- Stage 1: Put it aside
- Stage 2: Edit by steps, not marathons
- Stage 3: Let your baby go
- Stage 4: Re-write some more
- Stage 5: Read it aloud
- Stage 6: Synopsize
Stage 4: Re-write some more
Once you have all the comments, both written and oral, from your readers, work on the manuscript some more. Spend some time thinking about what your group has said and how you can incorporate their ideas and suggestions. Once you’ve decided what to change (and what not to change) and how to work those changes into the manuscript, then sit down and do the work. If you’ve thought it out ahead of time and even worked out the logistics of how to make the changes and have those changes flow smoothly, the work will be not only easy but fun (by fun, I mean enjoyable as you see the improvements you’re making).

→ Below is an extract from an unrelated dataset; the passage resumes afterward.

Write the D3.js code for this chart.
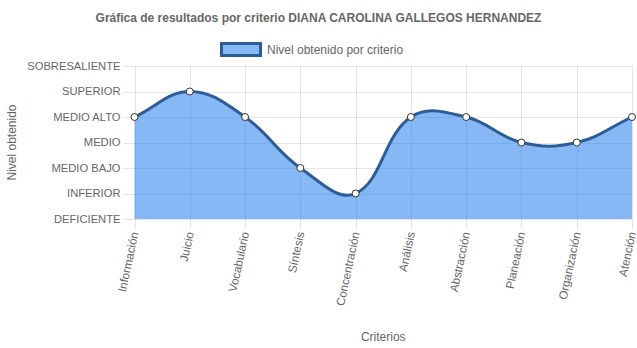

If, after another draft, you feel you've made major changes in the manuscript, consider sending it back through your group or onto new, fresh readers.
Stage 5: Read it aloud.
Try reading your manuscript aloud. Either to yourself to get the flow of the dialogue and the pacing -- or onto tapes so you can play it back while you take notes.
If you tape the book, maybe you could give the tapes to a trusted friend or reader and ask them to comment on the flow and pacing, characterization, all those things you've labored over during the re-write.
Stage 6: Synopsize.
Write a logline -- condense the essence of your manuscript down to 20 or 25 words. Can you do it? If not, then spend some time thinking of the theme or major turning point of your book. Once the logline is done, expand it into a one-page summary. Then expand that into a three-page synopsis. Not only is this a good thing to do in terms of being ready to query the book -- agents often ask for a synopsis - it forces you to know the skeleton, the backbone, of your story. I put this as Stage 6, but it works just as well as Stage 2, before you begin the major re-write.